Copy each line below exactly and leave the pictures out.

Given material:
--- START ---
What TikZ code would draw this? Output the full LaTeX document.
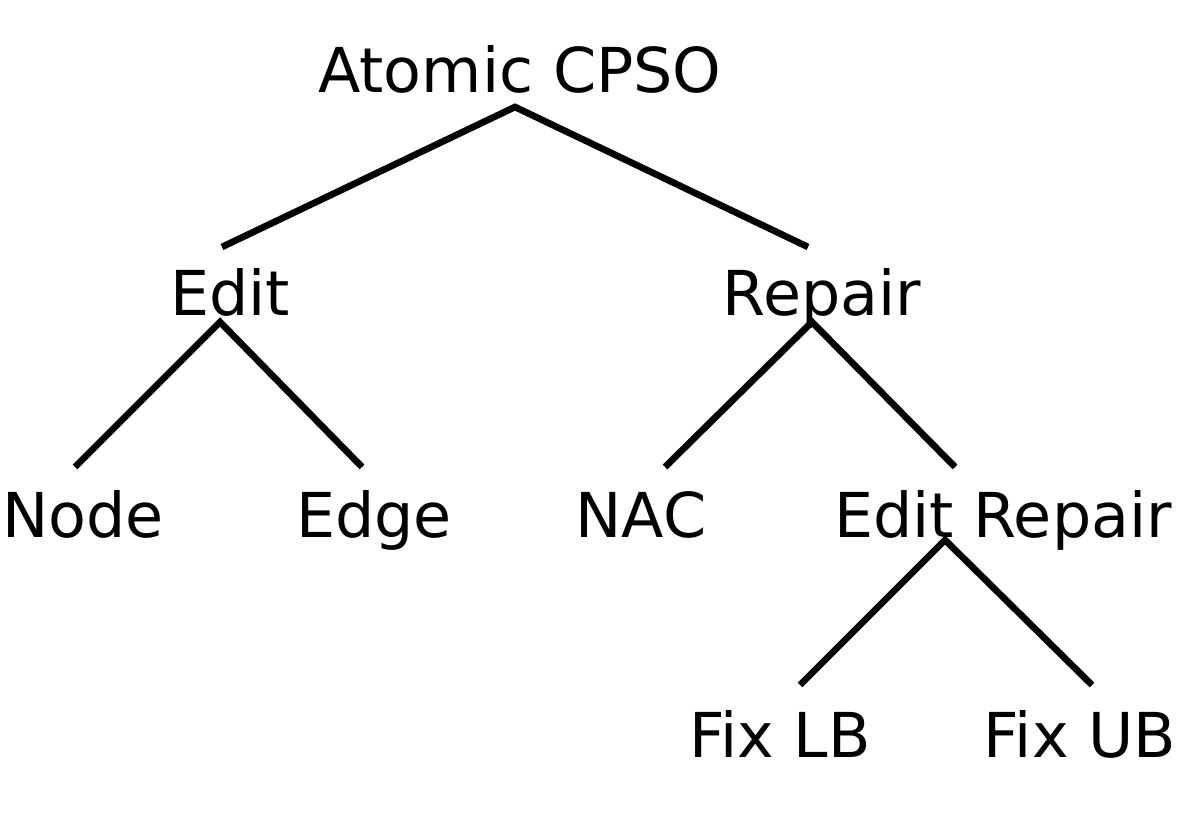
\documentclass[tikz,border=0pt]{standalone}
\usepackage{fontspec}
\setmainfont{DejaVu Sans}
\usetikzlibrary{calc}
\tikzset{
  lbl/.style={anchor=base, inner sep=0pt, font=\fontsize{17.6}{21}\selectfont},
  branch/.style={line width=1.9pt},
}

\begin{document}
\begin{tikzpicture}[x=0.01cm, y=-0.01cm]
    \useasboundingbox (0,0) rectangle (1182,813);
    % labels, placed on their baselines
    \node[lbl] (root) at (520,93) {Atomic CPSO};
    \node[lbl] (edit) at (230,316) {Edit};
    \node[lbl] (rep) at (822,316) {Repair};
    \node[lbl] (nd) at (83,538) {Node};
    \node[lbl] (ed) at (374,538) {Edge};
    \node[lbl] (nac) at (641,538) {NAC};
    \node[lbl] (erep) at (1003,538) {Edit Repair};
    \node[lbl] (lb) at (780,758) {Fix LB};
    \node[lbl] (ub) at (1080,758) {Fix UB};
    % branches
    \draw[branch] ($(edit.base)+(-8,-69)$) -- ($(root.base)+(-5,14)$) -- ($(rep.base)+(-14,-69)$);
    \draw[branch] ($(nd.base)+(-8,-71)$) -- ($(edit.base)+(-10,6)$) -- ($(ed.base)+(-12,-71)$);
    \draw[branch] ($(nac.base)+(24,-71)$) -- ($(rep.base)+(-10,6)$) -- ($(erep.base)+(-48,-71)$);
    \draw[branch] ($(lb.base)+(20,-73)$) -- ($(erep.base)+(-58,2)$) -- ($(ub.base)+(12,-73)$);
\end{tikzpicture}
\end{document}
--- END ---
Answer to this problem:
What TikZ code would draw this? Output the full LaTeX document.
\documentclass[tikz,border=0pt]{standalone}
\usepackage{fontspec}
\setmainfont{DejaVu Sans}
\usetikzlibrary{calc}
\tikzset{
  lbl/.style={anchor=base, inner sep=0pt, font=\fontsize{17.6}{21}\selectfont},
  branch/.style={line width=1.9pt},
}

\begin{document}
\begin{tikzpicture}[x=0.01cm, y=-0.01cm]
    \useasboundingbox (0,0) rectangle (1182,813);
    % labels, placed on their baselines
    \node[lbl] (root) at (520,93) {Atomic CPSO};
    \node[lbl] (edit) at (230,316) {Edit};
    \node[lbl] (rep) at (822,316) {Repair};
    \node[lbl] (nd) at (83,538) {Node};
    \node[lbl] (ed) at (374,538) {Edge};
    \node[lbl] (nac) at (641,538) {NAC};
    \node[lbl] (erep) at (1003,538) {Edit Repair};
    \node[lbl] (lb) at (780,758) {Fix LB};
    \node[lbl] (ub) at (1080,758) {Fix UB};
    % branches
    \draw[branch] ($(edit.base)+(-8,-69)$) -- ($(root.base)+(-5,14)$) -- ($(rep.base)+(-14,-69)$);
    \draw[branch] ($(nd.base)+(-8,-71)$) -- ($(edit.base)+(-10,6)$) -- ($(ed.base)+(-12,-71)$);
    \draw[branch] ($(nac.base)+(24,-71)$) -- ($(rep.base)+(-10,6)$) -- ($(erep.base)+(-48,-71)$);
    \draw[branch] ($(lb.base)+(20,-73)$) -- ($(erep.base)+(-58,2)$) -- ($(ub.base)+(12,-73)$);
\end{tikzpicture}
\end{document}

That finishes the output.